» **THE EXERCISE**
Write out the lines from the top of the material through the line with "1.4, 1.6, 3, 1.6, 1.2, 1.0, 0.9, 0.9, 1.0, 1.5]", exactly and with nothing added.
--------------------------------
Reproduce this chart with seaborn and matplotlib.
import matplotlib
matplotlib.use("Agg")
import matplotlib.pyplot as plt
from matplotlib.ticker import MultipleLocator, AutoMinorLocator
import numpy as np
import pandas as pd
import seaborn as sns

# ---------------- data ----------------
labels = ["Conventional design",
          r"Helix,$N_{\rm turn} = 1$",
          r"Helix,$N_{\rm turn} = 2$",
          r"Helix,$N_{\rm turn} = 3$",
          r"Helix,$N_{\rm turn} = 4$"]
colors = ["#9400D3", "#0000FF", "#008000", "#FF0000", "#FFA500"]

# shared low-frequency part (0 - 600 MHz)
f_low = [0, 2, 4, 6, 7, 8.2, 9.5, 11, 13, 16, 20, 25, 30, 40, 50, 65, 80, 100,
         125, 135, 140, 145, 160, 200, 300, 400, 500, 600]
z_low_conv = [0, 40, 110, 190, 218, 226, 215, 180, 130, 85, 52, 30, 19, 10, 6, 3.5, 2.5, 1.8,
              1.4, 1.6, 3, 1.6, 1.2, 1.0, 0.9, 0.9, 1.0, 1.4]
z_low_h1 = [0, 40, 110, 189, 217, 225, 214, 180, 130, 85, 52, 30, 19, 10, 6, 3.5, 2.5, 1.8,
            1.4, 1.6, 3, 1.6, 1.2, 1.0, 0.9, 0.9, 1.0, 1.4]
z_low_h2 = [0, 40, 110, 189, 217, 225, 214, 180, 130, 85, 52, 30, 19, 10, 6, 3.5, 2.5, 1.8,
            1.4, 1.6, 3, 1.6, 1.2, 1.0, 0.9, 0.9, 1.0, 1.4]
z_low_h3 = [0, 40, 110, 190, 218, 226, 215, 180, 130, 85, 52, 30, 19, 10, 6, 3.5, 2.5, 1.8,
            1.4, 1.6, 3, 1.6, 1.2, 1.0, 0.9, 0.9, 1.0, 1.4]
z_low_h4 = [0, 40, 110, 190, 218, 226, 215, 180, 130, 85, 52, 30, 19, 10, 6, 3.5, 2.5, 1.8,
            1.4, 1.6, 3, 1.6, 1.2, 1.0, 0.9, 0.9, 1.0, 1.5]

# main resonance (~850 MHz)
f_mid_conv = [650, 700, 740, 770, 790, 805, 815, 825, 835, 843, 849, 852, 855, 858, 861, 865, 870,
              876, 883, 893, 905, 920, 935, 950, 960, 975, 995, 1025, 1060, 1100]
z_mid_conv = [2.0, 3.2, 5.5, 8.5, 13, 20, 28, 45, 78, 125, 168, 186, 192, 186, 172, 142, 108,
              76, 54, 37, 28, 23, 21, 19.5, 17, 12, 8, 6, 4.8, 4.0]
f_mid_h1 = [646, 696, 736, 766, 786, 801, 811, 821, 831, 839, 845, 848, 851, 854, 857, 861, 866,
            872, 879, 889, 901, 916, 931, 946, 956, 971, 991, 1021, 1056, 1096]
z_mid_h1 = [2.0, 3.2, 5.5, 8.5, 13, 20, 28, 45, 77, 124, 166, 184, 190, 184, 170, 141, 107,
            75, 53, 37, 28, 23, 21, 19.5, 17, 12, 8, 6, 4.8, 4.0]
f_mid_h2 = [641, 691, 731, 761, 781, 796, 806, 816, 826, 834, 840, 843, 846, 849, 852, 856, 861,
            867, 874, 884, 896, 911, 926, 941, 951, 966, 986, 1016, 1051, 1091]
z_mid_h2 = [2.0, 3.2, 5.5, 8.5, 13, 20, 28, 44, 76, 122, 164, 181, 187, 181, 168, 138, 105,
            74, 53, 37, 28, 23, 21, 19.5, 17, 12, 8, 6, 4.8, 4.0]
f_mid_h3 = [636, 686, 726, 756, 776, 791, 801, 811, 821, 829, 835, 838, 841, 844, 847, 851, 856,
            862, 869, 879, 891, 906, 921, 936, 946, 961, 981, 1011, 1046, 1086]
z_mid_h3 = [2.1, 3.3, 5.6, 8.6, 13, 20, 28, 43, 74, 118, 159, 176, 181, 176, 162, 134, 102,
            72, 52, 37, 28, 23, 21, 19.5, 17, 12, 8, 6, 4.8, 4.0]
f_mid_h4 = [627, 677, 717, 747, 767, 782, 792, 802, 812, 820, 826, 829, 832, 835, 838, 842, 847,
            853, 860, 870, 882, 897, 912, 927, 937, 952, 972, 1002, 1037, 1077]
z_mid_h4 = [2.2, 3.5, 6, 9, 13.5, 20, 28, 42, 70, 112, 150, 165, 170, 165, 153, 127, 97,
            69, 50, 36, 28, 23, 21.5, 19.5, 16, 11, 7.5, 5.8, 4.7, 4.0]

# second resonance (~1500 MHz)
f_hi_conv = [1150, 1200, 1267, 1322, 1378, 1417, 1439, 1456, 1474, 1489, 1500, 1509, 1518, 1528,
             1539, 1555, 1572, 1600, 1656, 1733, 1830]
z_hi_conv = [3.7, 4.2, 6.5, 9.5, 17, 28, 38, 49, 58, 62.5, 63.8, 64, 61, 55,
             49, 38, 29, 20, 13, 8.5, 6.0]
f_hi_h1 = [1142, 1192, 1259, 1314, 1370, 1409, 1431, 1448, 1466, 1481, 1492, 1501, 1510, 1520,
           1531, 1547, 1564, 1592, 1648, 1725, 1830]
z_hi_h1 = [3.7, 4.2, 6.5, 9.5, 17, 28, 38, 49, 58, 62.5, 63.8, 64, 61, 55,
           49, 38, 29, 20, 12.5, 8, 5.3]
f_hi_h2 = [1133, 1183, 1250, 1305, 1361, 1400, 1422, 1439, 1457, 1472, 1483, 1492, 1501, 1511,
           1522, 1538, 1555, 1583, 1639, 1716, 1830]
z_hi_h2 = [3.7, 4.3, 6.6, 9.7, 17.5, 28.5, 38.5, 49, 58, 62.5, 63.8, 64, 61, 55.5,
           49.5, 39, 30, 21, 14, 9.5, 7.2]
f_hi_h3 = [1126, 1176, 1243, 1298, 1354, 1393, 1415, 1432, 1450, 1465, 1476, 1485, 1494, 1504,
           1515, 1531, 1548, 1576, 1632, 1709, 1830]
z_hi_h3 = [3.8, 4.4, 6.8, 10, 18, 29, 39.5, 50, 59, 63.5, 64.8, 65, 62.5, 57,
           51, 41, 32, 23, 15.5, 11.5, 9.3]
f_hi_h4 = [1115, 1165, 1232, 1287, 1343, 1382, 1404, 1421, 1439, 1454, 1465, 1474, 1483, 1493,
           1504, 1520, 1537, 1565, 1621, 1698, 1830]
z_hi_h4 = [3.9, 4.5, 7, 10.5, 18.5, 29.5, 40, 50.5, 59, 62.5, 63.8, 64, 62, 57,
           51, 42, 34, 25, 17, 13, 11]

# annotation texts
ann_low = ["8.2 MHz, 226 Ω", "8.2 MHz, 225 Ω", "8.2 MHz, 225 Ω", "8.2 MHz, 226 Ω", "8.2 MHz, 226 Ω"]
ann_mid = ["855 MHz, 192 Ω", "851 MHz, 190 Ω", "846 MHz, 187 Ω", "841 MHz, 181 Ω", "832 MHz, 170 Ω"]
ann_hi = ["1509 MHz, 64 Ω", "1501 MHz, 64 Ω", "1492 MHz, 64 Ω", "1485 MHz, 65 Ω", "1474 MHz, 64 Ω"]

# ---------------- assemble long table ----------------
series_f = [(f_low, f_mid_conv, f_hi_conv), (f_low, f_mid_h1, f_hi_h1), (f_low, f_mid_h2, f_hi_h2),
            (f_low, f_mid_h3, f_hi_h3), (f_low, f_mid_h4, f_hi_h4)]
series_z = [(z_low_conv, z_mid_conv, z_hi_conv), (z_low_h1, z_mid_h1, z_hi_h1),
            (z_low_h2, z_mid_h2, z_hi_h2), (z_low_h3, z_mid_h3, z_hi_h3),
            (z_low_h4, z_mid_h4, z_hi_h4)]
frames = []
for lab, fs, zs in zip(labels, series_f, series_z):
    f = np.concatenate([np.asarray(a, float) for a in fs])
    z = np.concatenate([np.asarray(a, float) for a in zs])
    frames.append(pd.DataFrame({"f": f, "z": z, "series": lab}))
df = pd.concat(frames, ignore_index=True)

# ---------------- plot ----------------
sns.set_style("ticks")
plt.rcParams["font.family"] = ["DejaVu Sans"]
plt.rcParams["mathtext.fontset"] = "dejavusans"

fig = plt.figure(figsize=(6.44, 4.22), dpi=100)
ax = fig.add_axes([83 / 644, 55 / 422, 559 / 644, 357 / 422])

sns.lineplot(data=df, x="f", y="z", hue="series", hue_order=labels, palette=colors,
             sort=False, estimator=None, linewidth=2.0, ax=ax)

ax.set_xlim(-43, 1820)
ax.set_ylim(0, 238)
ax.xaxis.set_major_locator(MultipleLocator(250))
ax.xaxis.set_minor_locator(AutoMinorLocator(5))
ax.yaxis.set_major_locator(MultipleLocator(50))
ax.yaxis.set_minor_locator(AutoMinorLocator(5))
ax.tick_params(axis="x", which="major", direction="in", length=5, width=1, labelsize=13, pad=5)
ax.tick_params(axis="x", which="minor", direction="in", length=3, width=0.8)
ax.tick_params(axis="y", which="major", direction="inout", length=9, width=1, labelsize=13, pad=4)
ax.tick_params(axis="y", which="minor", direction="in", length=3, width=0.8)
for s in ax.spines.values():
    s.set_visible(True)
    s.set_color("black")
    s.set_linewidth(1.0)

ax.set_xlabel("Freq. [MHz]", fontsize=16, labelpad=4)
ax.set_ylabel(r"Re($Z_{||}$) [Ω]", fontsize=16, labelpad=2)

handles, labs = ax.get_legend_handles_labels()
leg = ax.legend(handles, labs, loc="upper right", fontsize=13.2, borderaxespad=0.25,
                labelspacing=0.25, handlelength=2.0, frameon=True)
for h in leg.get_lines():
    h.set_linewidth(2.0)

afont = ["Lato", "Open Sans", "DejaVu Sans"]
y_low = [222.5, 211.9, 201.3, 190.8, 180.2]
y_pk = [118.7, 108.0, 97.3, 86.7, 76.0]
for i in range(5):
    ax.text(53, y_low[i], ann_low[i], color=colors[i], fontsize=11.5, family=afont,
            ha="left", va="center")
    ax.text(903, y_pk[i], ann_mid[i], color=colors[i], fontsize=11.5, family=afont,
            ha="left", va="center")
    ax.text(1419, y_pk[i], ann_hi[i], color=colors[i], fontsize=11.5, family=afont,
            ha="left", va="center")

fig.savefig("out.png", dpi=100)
--------------------------------
» **SOLUTION FOR THIS PROBLEM**
Reproduce this chart with seaborn and matplotlib.
import matplotlib
matplotlib.use("Agg")
import matplotlib.pyplot as plt
from matplotlib.ticker import MultipleLocator, AutoMinorLocator
import numpy as np
import pandas as pd
import seaborn as sns

# ---------------- data ----------------
labels = ["Conventional design",
          r"Helix,$N_{\rm turn} = 1$",
          r"Helix,$N_{\rm turn} = 2$",
          r"Helix,$N_{\rm turn} = 3$",
          r"Helix,$N_{\rm turn} = 4$"]
colors = ["#9400D3", "#0000FF", "#008000", "#FF0000", "#FFA500"]

# shared low-frequency part (0 - 600 MHz)
f_low = [0, 2, 4, 6, 7, 8.2, 9.5, 11, 13, 16, 20, 25, 30, 40, 50, 65, 80, 100,
         125, 135, 140, 145, 160, 200, 300, 400, 500, 600]
z_low_conv = [0, 40, 110, 190, 218, 226, 215, 180, 130, 85, 52, 30, 19, 10, 6, 3.5, 2.5, 1.8,
              1.4, 1.6, 3, 1.6, 1.2, 1.0, 0.9, 0.9, 1.0, 1.4]
z_low_h1 = [0, 40, 110, 189, 217, 225, 214, 180, 130, 85, 52, 30, 19, 10, 6, 3.5, 2.5, 1.8,
            1.4, 1.6, 3, 1.6, 1.2, 1.0, 0.9, 0.9, 1.0, 1.4]
z_low_h2 = [0, 40, 110, 189, 217, 225, 214, 180, 130, 85, 52, 30, 19, 10, 6, 3.5, 2.5, 1.8,
            1.4, 1.6, 3, 1.6, 1.2, 1.0, 0.9, 0.9, 1.0, 1.4]
z_low_h3 = [0, 40, 110, 190, 218, 226, 215, 180, 130, 85, 52, 30, 19, 10, 6, 3.5, 2.5, 1.8,
            1.4, 1.6, 3, 1.6, 1.2, 1.0, 0.9, 0.9, 1.0, 1.4]
z_low_h4 = [0, 40, 110, 190, 218, 226, 215, 180, 130, 85, 52, 30, 19, 10, 6, 3.5, 2.5, 1.8,
            1.4, 1.6, 3, 1.6, 1.2, 1.0, 0.9, 0.9, 1.0, 1.5]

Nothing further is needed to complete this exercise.